PROBLEM DESCRIPTION — Write the data out again, character for character, with no images.
---
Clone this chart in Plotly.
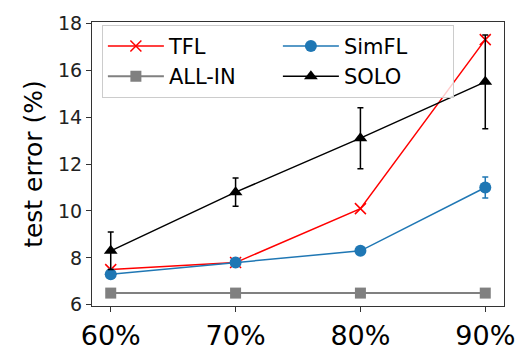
import plotly.graph_objects as go

categories = ["60%", "70%", "80%", "90%"]
tfl = [7.5, 7.8, 10.1, 17.3]
simfl = [7.3, 7.8, 8.3, 11.0]
simfl_err = [0.1, 0.1, 0.1, 0.45]
allin = [6.5, 6.5, 6.5, 6.5]
solo = [8.3, 10.8, 13.1, 15.5]
solo_err = [0.8, 0.6, 1.3, 2.0]
y_ticks = [6, 8, 10, 12, 14, 16, 18]

xi = list(range(len(categories)))
FONT = "DejaVu Sans"

fig = go.Figure()
fig.add_trace(go.Scatter(
    x=xi, y=tfl, name="TFL", mode="lines+markers", legendrank=1,
    line=dict(color="#ff0000", width=1.5),
    marker=dict(symbol="x-thin", size=11, line=dict(color="#ff0000", width=1.5), color="#ff0000")))
fig.add_trace(go.Scatter(
    x=xi, y=allin, name="ALL-IN", mode="lines+markers", legendrank=3,
    line=dict(color="#808080", width=2),
    marker=dict(symbol="square", size=11, color="#808080")))
fig.add_trace(go.Scatter(
    x=xi, y=simfl, name="SimFL", mode="lines+markers", legendrank=2,
    line=dict(color="#1f77b4", width=1.5),
    marker=dict(symbol="circle", size=12, color="#1f77b4"),
    error_y=dict(type="data", array=simfl_err, color="#1f77b4", thickness=1.5, width=3)))
fig.add_trace(go.Scatter(
    x=xi, y=solo, name="SOLO", mode="lines+markers", legendrank=4,
    line=dict(color="#000000", width=1.5),
    marker=dict(symbol="triangle-up", size=12, color="#000000"),
    error_y=dict(type="data", array=solo_err, color="#000000", thickness=1.5, width=3)))

fig.update_layout(
    width=531, height=363,
    margin=dict(l=92, r=27, t=14, b=35),
    paper_bgcolor="white", plot_bgcolor="white",
    font=dict(family=FONT, color="#000000"),
    legend=dict(
        orientation="h", x=0.024, y=0.99, xanchor="left", yanchor="top",
        entrywidth=104, entrywidthmode="pixels",
        font=dict(family=FONT, size=21, color="#000000"),
        bgcolor="rgba(255,255,255,0.8)", bordercolor="#cccccc", borderwidth=1,
        tracegroupgap=0, itemwidth=56,
    ),
    xaxis=dict(
        range=[-0.15, 3.15], tickmode="array", tickvals=xi, ticktext=categories,
        showgrid=False, zeroline=False, showline=True, mirror=True,
        linecolor="#333333", linewidth=1.2, ticks="outside", ticklen=5,
        tickcolor="#333333", tickfont=dict(family=FONT, size=27, color="#000000"),
    ),
    yaxis=dict(
        range=[5.95, 18.05], tickmode="array", tickvals=y_ticks,
        showgrid=False, zeroline=False, showline=True, mirror=True,
        linecolor="#333333", linewidth=1.2, ticks="outside", ticklen=5,
        tickcolor="#333333", tickfont=dict(family=FONT, size=19, color="#222222"),
        title=dict(text="test error (%)", font=dict(family=FONT, size=25, color="#000000"), standoff=8),
    ),
)

fig.write_html("out.html")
---
SOLUTION FOR THIS EXERCISE —
Clone this chart in Plotly.
import plotly.graph_objects as go

categories = ["60%", "70%", "80%", "90%"]
tfl = [7.5, 7.8, 10.1, 17.3]
simfl = [7.3, 7.8, 8.3, 11.0]
simfl_err = [0.1, 0.1, 0.1, 0.45]
allin = [6.5, 6.5, 6.5, 6.5]
solo = [8.3, 10.8, 13.1, 15.5]
solo_err = [0.8, 0.6, 1.3, 2.0]
y_ticks = [6, 8, 10, 12, 14, 16, 18]

xi = list(range(len(categories)))
FONT = "DejaVu Sans"

fig = go.Figure()
fig.add_trace(go.Scatter(
    x=xi, y=tfl, name="TFL", mode="lines+markers", legendrank=1,
    line=dict(color="#ff0000", width=1.5),
    marker=dict(symbol="x-thin", size=11, line=dict(color="#ff0000", width=1.5), color="#ff0000")))
fig.add_trace(go.Scatter(
    x=xi, y=allin, name="ALL-IN", mode="lines+markers", legendrank=3,
    line=dict(color="#808080", width=2),
    marker=dict(symbol="square", size=11, color="#808080")))
fig.add_trace(go.Scatter(
    x=xi, y=simfl, name="SimFL", mode="lines+markers", legendrank=2,
    line=dict(color="#1f77b4", width=1.5),
    marker=dict(symbol="circle", size=12, color="#1f77b4"),
    error_y=dict(type="data", array=simfl_err, color="#1f77b4", thickness=1.5, width=3)))
fig.add_trace(go.Scatter(
    x=xi, y=solo, name="SOLO", mode="lines+markers", legendrank=4,
    line=dict(color="#000000", width=1.5),
    marker=dict(symbol="triangle-up", size=12, color="#000000"),
    error_y=dict(type="data", array=solo_err, color="#000000", thickness=1.5, width=3)))

fig.update_layout(
    width=531, height=363,
    margin=dict(l=92, r=27, t=14, b=35),
    paper_bgcolor="white", plot_bgcolor="white",
    font=dict(family=FONT, color="#000000"),
    legend=dict(
        orientation="h", x=0.024, y=0.99, xanchor="left", yanchor="top",
        entrywidth=104, entrywidthmode="pixels",
        font=dict(family=FONT, size=21, color="#000000"),
        bgcolor="rgba(255,255,255,0.8)", bordercolor="#cccccc", borderwidth=1,
        tracegroupgap=0, itemwidth=56,
    ),
    xaxis=dict(
        range=[-0.15, 3.15], tickmode="array", tickvals=xi, ticktext=categories,
        showgrid=False, zeroline=False, showline=True, mirror=True,
        linecolor="#333333", linewidth=1.2, ticks="outside", ticklen=5,
        tickcolor="#333333", tickfont=dict(family=FONT, size=27, color="#000000"),
    ),
    yaxis=dict(
        range=[5.95, 18.05], tickmode="array", tickvals=y_ticks,
        showgrid=False, zeroline=False, showline=True, mirror=True,
        linecolor="#333333", linewidth=1.2, ticks="outside", ticklen=5,
        tickcolor="#333333", tickfont=dict(family=FONT, size=19, color="#222222"),
        title=dict(text="test error (%)", font=dict(family=FONT, size=25, color="#000000"), standoff=8),
    ),
)

fig.write_html("out.html")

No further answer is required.